De ahí, como se ha dicho, la importancia simbólica de la expatriación de Don Juan Carlos. El destierro, históricamente, ha sido una de las más graves penas que se podía imponer. Desde el punto de vista jurídico, ya no se trata de una pena y habrá que esperar al correspondiente juicio para ver si los actos de Don Juan Carlos merecen reproche alguno desde esta perspectiva. Lo que no cabe duda es que, dinásticamente, su exilio evidencia la ruptura final de aquel vínculo hereditario con el Rey Felipe VI. No se trata de un repudio absoluto del legado de su padre, en el cual hay que inventariar importantes logros pero también, como estamos viendo, lamentables acontecimientos. Entre los logros sería ingrato olvidar cómo Don Juan Carlos pilotó la transición reuniendo a «todos los españoles» en un ilusionante proyecto democrático y, durante su reinado, supo desarrollar con corrección su alta magistratura como rey constitucional, sirviendo a la consolidación democrática.
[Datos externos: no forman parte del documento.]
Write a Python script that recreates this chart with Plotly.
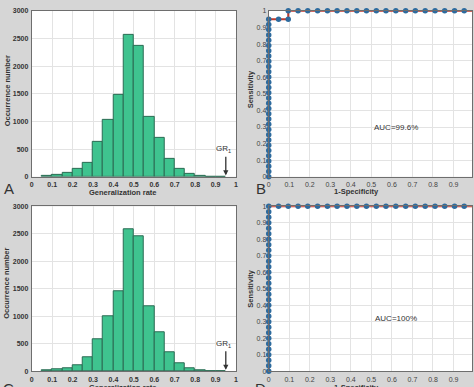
import plotly.graph_objects as go

W, H = 474, 387

# ---------------- data ----------------
bin_left = [0.05, 0.10, 0.15, 0.20, 0.25, 0.30, 0.35, 0.40, 0.45, 0.50,
            0.55, 0.60, 0.65, 0.70, 0.75, 0.80, 0.85, 0.90]
bin_width = 0.05
counts_A = [12, 30, 70, 135, 260, 635, 1030, 1475, 2570, 2365,
            1090, 710, 330, 148, 50, 22, 8, 3]
counts_C = [12, 28, 60, 102, 262, 580, 995, 1450, 2580, 2455,
            1175, 705, 352, 137, 48, 18, 6, 2]
gr_x = 0.95

fpr_B = [0, 0, 0, 0, 0, 0, 0, 0, 0, 0, 0, 0, 0, 0, 0, 0, 0, 0, 0, 0, 0, 0,
         0, 0, 0, 0, 0, 0, 0, 0, 0,
         0.048, 0.095, 0.095, 0.143, 0.190, 0.238, 0.286, 0.333, 0.381, 0.429,
         0.476, 0.524, 0.571, 0.619, 0.667, 0.714, 0.762, 0.810, 0.857, 0.905,
         0.952, 1.0]
tpr_B = [0, 0.032, 0.063, 0.095, 0.127, 0.158, 0.190, 0.222, 0.253, 0.285,
         0.317, 0.348, 0.380, 0.412, 0.443, 0.475, 0.507, 0.538, 0.570, 0.602,
         0.633, 0.665, 0.697, 0.728, 0.760, 0.792, 0.823, 0.855, 0.887, 0.918,
         0.95,
         0.95, 0.95, 1, 1, 1, 1, 1, 1, 1, 1,
         1, 1, 1, 1, 1, 1, 1, 1, 1, 1,
         1, 1]
fpr_D = [0, 0, 0, 0, 0, 0, 0, 0, 0, 0, 0, 0, 0, 0, 0, 0, 0, 0, 0, 0, 0,
         0, 0, 0, 0, 0, 0, 0, 0, 0, 0,
         0.048, 0.095, 0.143, 0.190, 0.238, 0.286, 0.333, 0.381, 0.429,
         0.476, 0.524, 0.571, 0.619, 0.667, 0.714, 0.762, 0.810, 0.857, 0.905,
         0.952, 1.0]
tpr_D = [0, 0.033, 0.067, 0.1, 0.133, 0.167, 0.2, 0.233, 0.267, 0.3,
         0.333, 0.367, 0.4, 0.433, 0.467, 0.5, 0.533, 0.567, 0.6, 0.633,
         0.667, 0.7, 0.733, 0.767, 0.8, 0.833, 0.867, 0.9, 0.933, 0.967, 1,
         1, 1, 1, 1, 1, 1, 1, 1, 1,
         1, 1, 1, 1, 1, 1, 1, 1, 1, 1,
         1, 1]
auc_B = "AUC=99.6%"
auc_D = "AUC=100%"

hist_ticks_x = [0, 0.1, 0.2, 0.3, 0.4, 0.5, 0.6, 0.7, 0.8, 0.9, 1]
hist_ticks_y = [0, 500, 1000, 1500, 2000, 2500, 3000]
roc_ticks = [0, 0.1, 0.2, 0.3, 0.4, 0.5, 0.6, 0.7, 0.8, 0.9, 1]

# ---------------- styling helpers ----------------
BG = "#d6d6d6"
BAR = "#3fc38f"
BAR_EDGE = "#2b6b53"
GRID = "#e3e3e3"
AXIS = "#6e6e6e"
MARK = "#2e6b9e"
LINE = "#c0392b"
FONT = "Liberation Sans"


def px_x(p):
    return p / W


def px_y(p):
    return 1 - p / H


fig = go.Figure()

# histograms
for counts, xa, ya in [(counts_A, "x", "y"), (counts_C, "x3", "y3")]:
    fig.add_trace(go.Bar(x=bin_left, y=counts, width=bin_width, offset=0,
                         marker=dict(color=BAR, line=dict(color=BAR_EDGE, width=1)),
                         xaxis=xa, yaxis=ya, showlegend=False))

# ROC curves
for fx, ty, xa, ya in [(fpr_B, tpr_B, "x2", "y2"), (fpr_D, tpr_D, "x4", "y4")]:
    fig.add_trace(go.Scatter(x=fx, y=ty, mode="lines", line=dict(color=LINE, width=2),
                             xaxis=xa, yaxis=ya, showlegend=False, cliponaxis=False))
    fig.add_trace(go.Scatter(x=fx, y=ty, mode="markers",
                             marker=dict(color=MARK, size=5.5, line=dict(width=0)),
                             xaxis=xa, yaxis=ya, showlegend=False, cliponaxis=False))

hx = [px_x(30), px_x(236)]
bx = [px_x(269), 1.0]
top_y = [px_y(176), px_y(7)]
bot_y = [px_y(374), px_y(206)]

hist_tick_font = dict(family=FONT, size=7, color="#333333", weight="bold")
roc_tick_font = dict(family=FONT, size=7, color="#444444")

common = dict(showgrid=True, gridcolor=GRID, gridwidth=1, zeroline=False,
              showline=True, linecolor=AXIS, linewidth=1, mirror=True,
              ticks="", fixedrange=True)

layout = dict(
    width=W, height=H, margin=dict(l=0, r=0, t=0, b=0),
    paper_bgcolor=BG, plot_bgcolor="white", bargap=0,
    xaxis=dict(domain=hx, anchor="y", range=[0, 1], tickvals=hist_ticks_x,
               tickfont=hist_tick_font, ticklabelstandoff=1, **common),
    yaxis=dict(domain=top_y, anchor="x", range=[0, 3000], tickvals=hist_ticks_y,
               tickfont=hist_tick_font, ticklabelstandoff=1, **common),
    xaxis3=dict(domain=hx, anchor="y3", range=[0, 1], tickvals=hist_ticks_x,
                tickfont=hist_tick_font, ticklabelstandoff=1, **common),
    yaxis3=dict(domain=bot_y, anchor="x3", range=[0, 3000], tickvals=hist_ticks_y,
                tickfont=hist_tick_font, ticklabelstandoff=1, **common),
    xaxis2=dict(domain=bx, anchor="y2", range=[0, 0.99], tickvals=roc_ticks,
                tickfont=roc_tick_font, ticklabelstandoff=1, **common),
    yaxis2=dict(domain=top_y, anchor="x2", range=[0, 1], tickvals=roc_ticks,
                tickfont=roc_tick_font, ticklabelstandoff=0, **common),
    xaxis4=dict(domain=bx, anchor="y4", range=[0, 0.99], tickvals=roc_ticks,
                tickfont=roc_tick_font, ticklabelstandoff=1, **common),
    yaxis4=dict(domain=bot_y, anchor="x4", range=[0, 1], tickvals=roc_ticks,
                tickfont=roc_tick_font, ticklabelstandoff=0, **common),
)
fig.update_layout(**layout)

ann = []
title_font = dict(family=FONT, size=7.5, color="#333333", weight="bold")
# axis titles
for txt, x, y, ang in [
    ("Generalization rate", 122, 192, 0),
    ("Generalization rate", 122, 391, 0),
    ("1-Specificity", 358, 191, 0),
    ("1-Specificity", 358, 391, 0),
    ("Occurrence number", 5, 88, -90),
    ("Occurrence number", 5, 284, -90),
    ("Sensitivity", 251, 87, -90),
    ("Sensitivity", 251, 290, -90),
]:
    ann.append(dict(text=txt, x=px_x(x), y=px_y(y), xref="paper", yref="paper",
                    showarrow=False, textangle=ang, font=title_font,
                    xanchor="center", yanchor="middle"))
# panel letters
for txt, x, y in [("A", 7, 188), ("B", 261, 188), ("C", 7, 392), ("D", 261, 392)]:
    ann.append(dict(text=txt, x=px_x(x), y=px_y(y), xref="paper", yref="paper",
                    showarrow=False, font=dict(family=FONT, size=15, color="#333333"),
                    xanchor="center", yanchor="middle"))
# GR arrows
for xa, ya in [("x", "y"), ("x3", "y3")]:
    ann.append(dict(x=gr_x, y=25, ax=gr_x, ay=390, xref=xa, yref=ya,
                    axref=xa, ayref=ya, showarrow=True, arrowhead=2,
                    arrowsize=0.8, arrowwidth=1.3, arrowcolor="#333333", text=""))
    ann.append(dict(x=gr_x - 0.01, y=500, xref=xa, yref=ya, showarrow=False,
                    text="GR<sub>1</sub>",
                    font=dict(family=FONT, size=8, color="#333333")))
# AUC text
ann.append(dict(x=0.62, y=0.30, xref="x2", yref="y2", showarrow=False, text=auc_B,
                font=dict(family=FONT, size=8, color="#333333")))
ann.append(dict(x=0.62, y=0.32, xref="x4", yref="y4", showarrow=False, text=auc_D,
                font=dict(family=FONT, size=8, color="#333333")))
fig.update_layout(annotations=ann)

fig.write_html("out.html")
Por el contrario, decepciona que en otros ámbitos, como se está pudiendo comprobar, no haya estado a la altura y no haya sabido desprenderse de usos que, aún explicables en monarquías de otro tiempo, no son admisibles en una sociedad democrática moderna. Lo está pagando: institucionalmente, con su abdicación, la cual, además, ha abierto la puerta a que pueda ser enjuiciado penalmente, y, en cuanto a su posición regia, habiendo sido retirado de toda actividad pública y ahora obligado al destierro. Felipe VI, por su parte, en el turbulento reinado que le ha tocado vivir, ha dado muestras sobresalientes de su buen hacer y compromiso como jefe del Estado. Además, sabedor del pecado original que pesaba sobre él, ha hecho de la integridad pública su bandera, no sólo retórica sino con medidas efectivas. Entre otras, ha aprobado una normativa sobre regalos, ha auditado las cuentas de la Casa Real y ha alejado de la Familia Real a todo miembro que hubiera dado muestras de no haber actuado con rectitud.
Por todo ello, no deja de sorprenderme la bajeza oportunista de quienes aprovechan esta situación de crisis para tratar de proyectar demagógicamente la imagen de que el «régimen del 78» está corrompido y debe ser superado. Postulan abiertamente el cambio a una «república solidaria y plurinacional», supongo que siguiendo el modelo de regímenes que ellos mismos ayudaron a levantar «con el fin supremo de refundar la República para establecer una sociedad democrática, participativa y protagónica, multiétnica y pluricultural», como proclama la Constitución venezolana de Chávez, o, quizá, para «construir colectivamente el Estado Unitario Social de Derecho Plurinacional Comunitario», como el que define la de Bolivia.
Por mi parte, no puedo esconder mi preferencia por el quizá más sobrio empeño que fijaron los constituyentes de 1978 por consolidar un Estado social y democrático de Derecho que, como muchos de nuestros vecinos europeos, encuentra en la monarquía parlamentaria una excelente forma de organizar el sistema político, y que, además, nació de la reconciliación, del espíritu de tolerancia y diálogo.